Emergence of (bi)multi-partiteness in networks having inhibitory and excitatory couplings
Sarika Jalan, Sanjiv K. Dwivedi

TL;DR
This paper investigates how networks with inhibitory and excitatory couplings naturally evolve into (bi)multi-partite structures, demonstrating stability and robustness through a genetic algorithm approach.
Contribution
It introduces a genetic algorithm method to show the emergence and stability of (bi)multi-partite network structures with inhibitory and excitatory interactions.
Findings
Networks evolve to (bi)multi-partite structures under stability constraints.
Evolved patterns are robust to initial conditions and interaction fluctuations.
Minimizing the largest eigenvalue promotes stable network configurations.
Abstract
(Bi)multi-partite interaction patterns are commonly observed in real world systems which have inhibitory and excitatory couplings. We hypothesize these structural interaction pattern to be stable and naturally arising in the course of evolution.

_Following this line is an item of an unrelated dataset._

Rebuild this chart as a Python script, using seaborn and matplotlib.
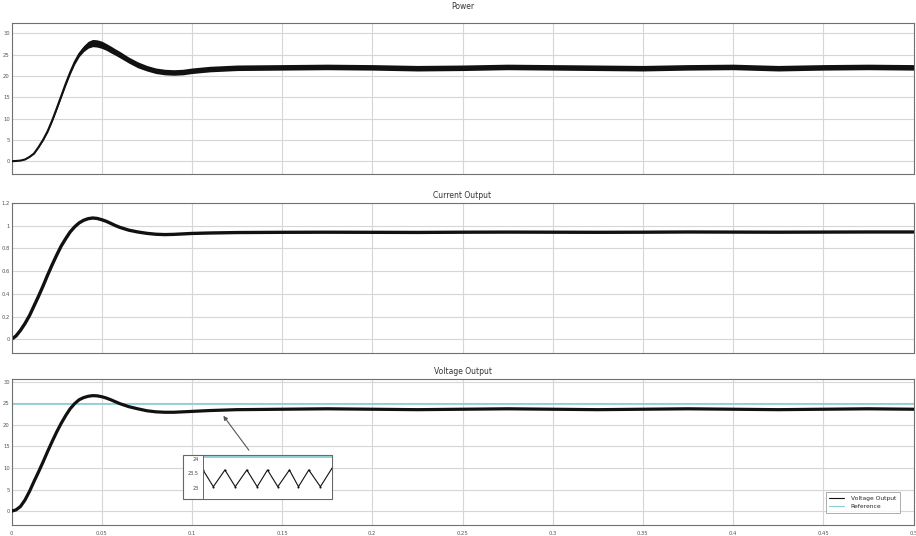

We demonstrate that a random structure evolves to the (bi)multi-partite structure by imposing stability criterion through minimization of the largest eigenvalue in the genetic algorithm devised on the interacting units having inhibitory and excitatory couplings. The evolved interaction patterns are robust against changes in the initial network architecture as well as fluctuations in the interaction weights.